45 minutes later, every single person in the room, be it officer or soldier, had tears streaming down her face. The soldier leading the program wiped her face and laughed nervously, then stood and asked for reactions to the movie. "That was really beautiful," one girl said. "I never thought about how hard it must be to be a lone soldier," said another, flashing me and the two other lone soldiers an empathetic glance. "It makes me proud to serve Israel," said a third. Then my commander looked at me. "He was from Philadelphia, right?" I nodded, somehow pulled myself together, and stood. I spoke about how Michael Levin, the subject of the documentary, came from my city, participated in my region of USY, and attended my summer camp. I spoke about how his death is one of the few things I remember from the summer before 7th grade, about how I watched as it deeply wounded my community. When my voice was breaking and I couldn't speak anymore, I sat down, and as my hands covered my face, I felt a hand rubbing my back. 
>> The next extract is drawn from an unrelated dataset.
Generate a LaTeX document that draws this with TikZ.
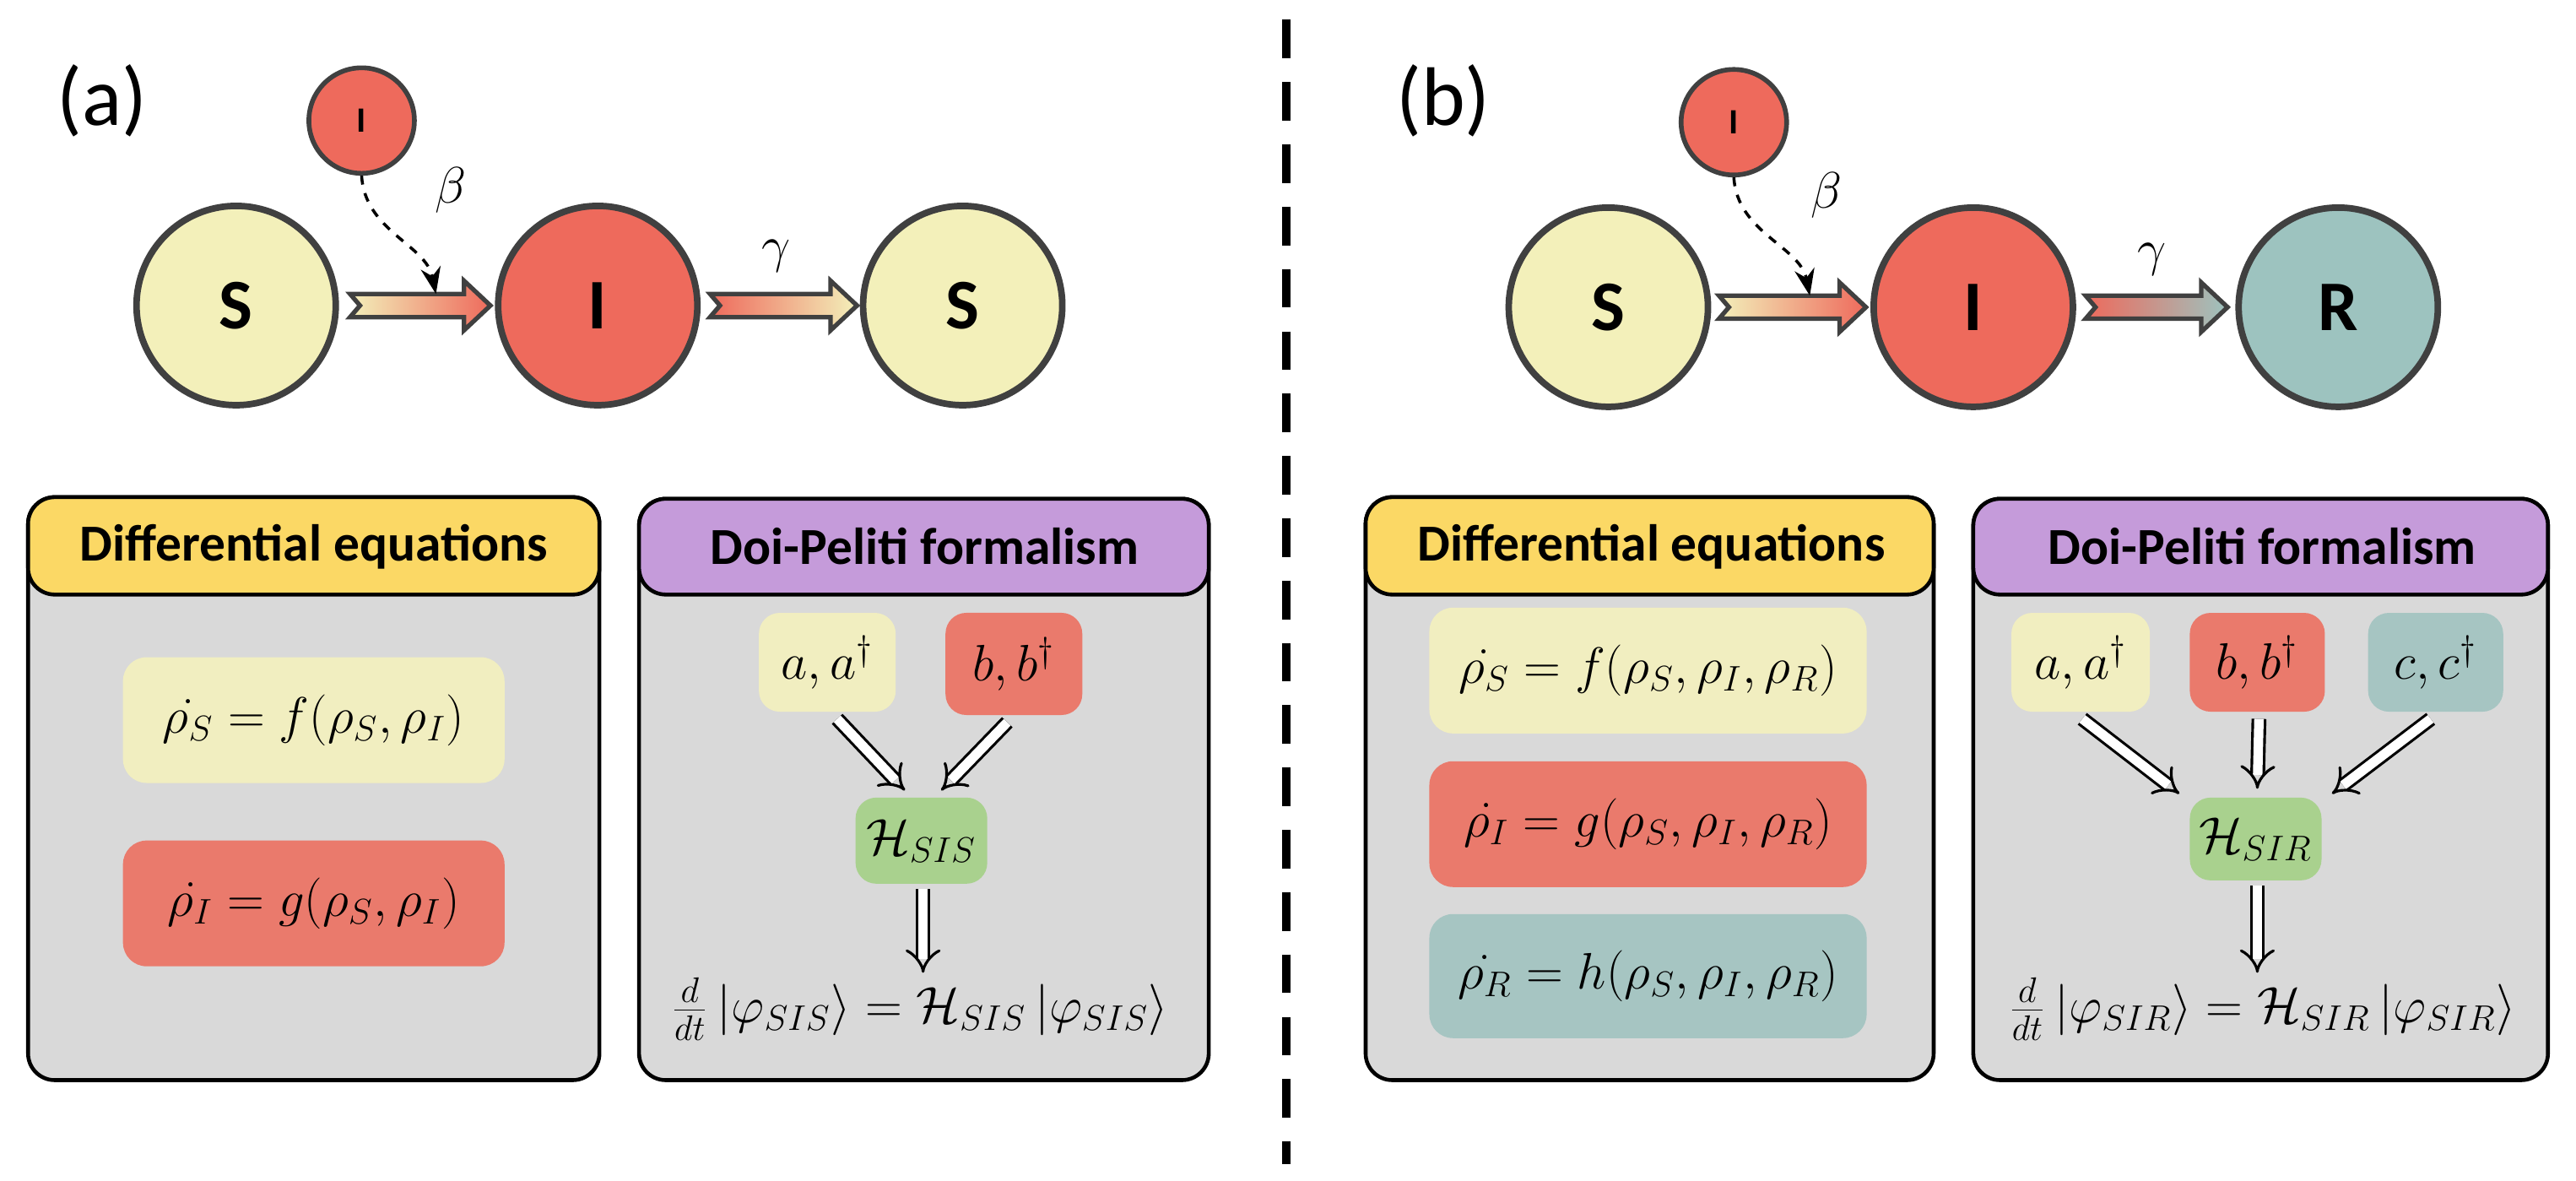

Everything changed from that moment on. Girls who had been cliquey and exclusive approached me and asked me questions about my Aliyah, they made an effort to ignore my glaring grammatical errors and listen to what I had to say. I suddenly found myself a part of the friendships I had previously envied. 

7 years earlier, August 1, 2006, I sat in a forest with my age group at camp, after a long day of kayaking, and listened as the head of the group explained what happened. Michael Levin, a community member and a former Ramah camper, had been killed in Lebanon while fighting as a soldier in the IDF. The rest of the trip was - in our selfish, middle-school minds - tainted by the tragedy that had struck our community. 
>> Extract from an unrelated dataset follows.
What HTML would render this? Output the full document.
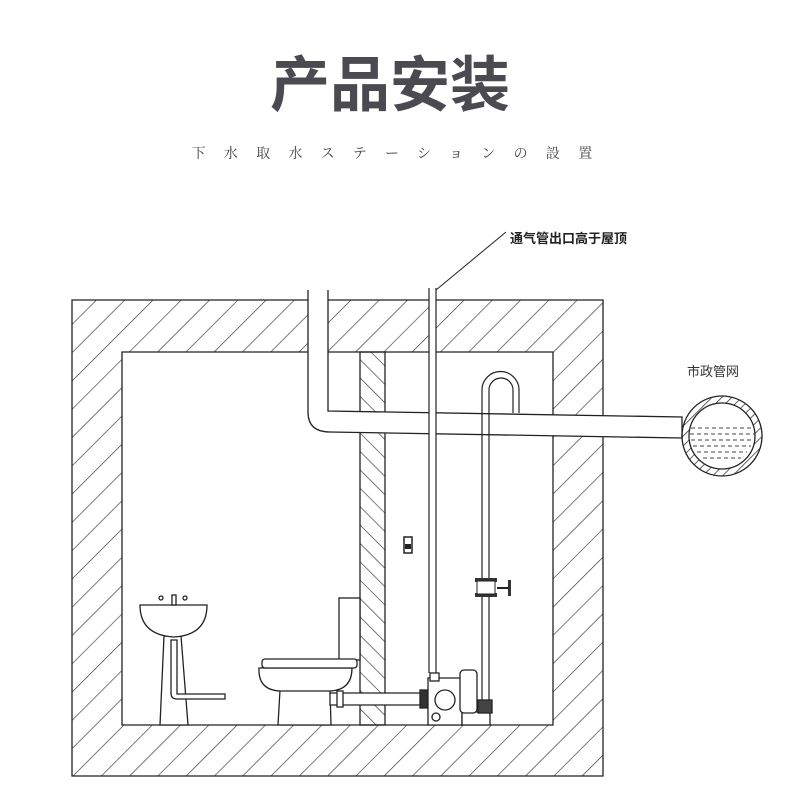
<!DOCTYPE html>
<html><head><meta charset="utf-8"><style>
html,body{margin:0;padding:0;background:#fff;width:790px;height:796px;overflow:hidden}
</style></head><body>
<svg width="790" height="796" viewBox="0 0 790 796" xmlns="http://www.w3.org/2000/svg">
<defs>
<pattern id="h1" patternUnits="userSpaceOnUse" width="20" height="20" patternTransform="rotate(45)">
<line x1="0" y1="0" x2="0" y2="20" stroke="#333" stroke-width="1.3"/>
</pattern>
<pattern id="h2" patternUnits="userSpaceOnUse" width="13" height="13" patternTransform="rotate(-45)">
<line x1="0" y1="0" x2="0" y2="13" stroke="#333" stroke-width="1.3"/>
</pattern>
<pattern id="h3" patternUnits="userSpaceOnUse" width="7" height="7" patternTransform="rotate(45)">
<line x1="0" y1="0" x2="0" y2="7" stroke="#333" stroke-width="1.5"/>
</pattern>
</defs>
<text x="390" y="106" text-anchor="middle" font-family="Liberation Sans, Noto Sans CJK SC, sans-serif" font-weight="bold" font-size="60" fill="#4a4a50">产品安装</text>
<text x="401" y="158" text-anchor="middle" font-family="Liberation Serif, Noto Serif CJK SC, serif" font-size="14" fill="#444" letter-spacing="18.3">下水取水ステーションの設置</text>

<!-- walls -->
<path d="M72,300H603V776H72Z M122,352V725H553V352Z" fill="url(#h1)" fill-rule="evenodd" stroke="#222" stroke-width="1.3"/>
<rect x="360" y="352" width="25" height="373" fill="url(#h2)" stroke="#222" stroke-width="1.3"/>

<!-- big pipe -->
<path d="M308,290V412Q308,432 330,432L682,438V417L328,411V290" fill="#fff" stroke="#222" stroke-width="1.3"/>
<!-- vent pipe -->
<rect x="429" y="288" width="7" height="385" fill="#fff" stroke="none"/>
<path d="M429,288V673M436,288V673" stroke="#222" stroke-width="1.2"/>
<line x1="436" y1="290" x2="506" y2="232" stroke="#222" stroke-width="1"/>
<text x="510" y="243" font-family="Liberation Sans, Noto Sans CJK SC, sans-serif" font-size="13" font-weight="bold" fill="#222">通气管出口高于屋顶</text>

<!-- U pipe -->
<path d="M482,710V390A18.5,18.5 0 0 1 519,390V413 M489,710V390A12,12 0 0 1 513,390V413" fill="none" stroke="#222" stroke-width="1.2"/>
<!-- valve -->
<rect x="475" y="578" width="22" height="4" fill="#333"/>
<rect x="475" y="593" width="22" height="4" fill="#333"/>
<rect x="477" y="581" width="18" height="13" fill="#fff" stroke="#222"/>
<line x1="497" y1="588" x2="508" y2="588" stroke="#222" stroke-width="2"/>
<rect x="508" y="580" width="3" height="16" fill="#333"/>

<!-- sewer -->
<circle cx="722" cy="436" r="40" fill="url(#h3)" stroke="#222" stroke-width="1.3"/>
<circle cx="722" cy="436" r="33" fill="#fff" stroke="#222" stroke-width="1.3"/>
<g stroke="#444" stroke-width="1" stroke-dasharray="4,3">
<line x1="691" y1="428" x2="753" y2="428"/><line x1="690" y1="434" x2="754" y2="434"/>
<line x1="691" y1="440" x2="753" y2="440"/><line x1="693" y1="446" x2="751" y2="446"/>
<line x1="697" y1="452" x2="747" y2="452"/><line x1="703" y1="458" x2="741" y2="458"/>
</g>
<text x="687" y="376" font-family="Liberation Sans, Noto Sans CJK SC, sans-serif" font-size="13" fill="#333">市政管网</text>

<!-- switch -->
<rect x="404" y="537" width="8" height="16" fill="#fff" stroke="#222" stroke-width="1.5"/>
<rect x="405" y="544" width="6" height="5" fill="#222"/>

<!-- sink -->
<g fill="#fff" stroke="#222" stroke-width="1.3">
<path d="M160,725L164,636H181L188,725Z"/>
<path d="M140,605H207Q207,635 174,637Q140,635 140,605Z"/>
<path d="M171,640V693Q171,699 177,699H225V694H177V640Z"/>
<rect x="172" y="595" width="4" height="10"/>
<circle cx="161" cy="598" r="2"/><circle cx="185" cy="598" r="2"/>
<!-- toilet -->
<rect x="339" y="598" width="21" height="62"/>
<path d="M278,725L280,690H330L331,725Z"/>
<path d="M259,668Q258,690 280,691H330Q352,690 352,668Z"/>
<rect x="262" y="659" width="95" height="9" rx="3"/>
<path d="M330,693H428V705H330Z"/>
<rect x="337" y="691" width="6" height="16"/>
<rect x="420" y="690" width="9" height="18" fill="#333"/>
<!-- pump -->
<path d="M428,678H462V725H428Z"/>
<rect x="430" y="673" width="9" height="8"/>
<circle cx="445" cy="700" r="10"/>
<circle cx="436" cy="717" r="4"/>
<path d="M462,712H490V725H462Z"/>
<rect x="460" y="670" width="17" height="43" rx="4"/>
<rect x="478" y="700" width="14" height="13" fill="#444"/>
</g>
</svg>
</body></html>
I had already fallen in love with Israel a little more than a year before, but hearing about Michael and his story brought an entirely new dimension to what had up until then only been a fantasy. I could actually move to Israel. I could even serve Israel. Hearing about his life - after his death - was the first time I realized that this is something I could actually, literally do. Visiting Israel at 10-years-old may have been the first step in the journey I'm on right now, but Michael's story was the second and the biggest. 

And 7 years later, as I sat in my olive green uniform and cried with my friends over the death of an inspiringly beautiful person, Michael influenced me again and told my friends what I had been unable to tell them, told them that this is a hard journey, and I'm going to need friends to make it through.

I see the flowers and pictures and Phillies memorabilia that overflow at his grave, I hear the accounts of so many people who were touched by him, I see the metal bracelets with his name that so many of my friends wear, and I see the baseball card with a summarized version of his story that I keep in my wallet, and I can only hope that he knows his legacy. If his dream was to serve Israel, then he did not stop fulfilling it in his death. Whether it's the Michael Levin fund, from which I personally did benefit, or some girl on Birthright crying at his grave with a new found love for Israel, or the pride that the Israeli girls in my course felt after watching the documentary, he is absolutely still defending the State of Israel.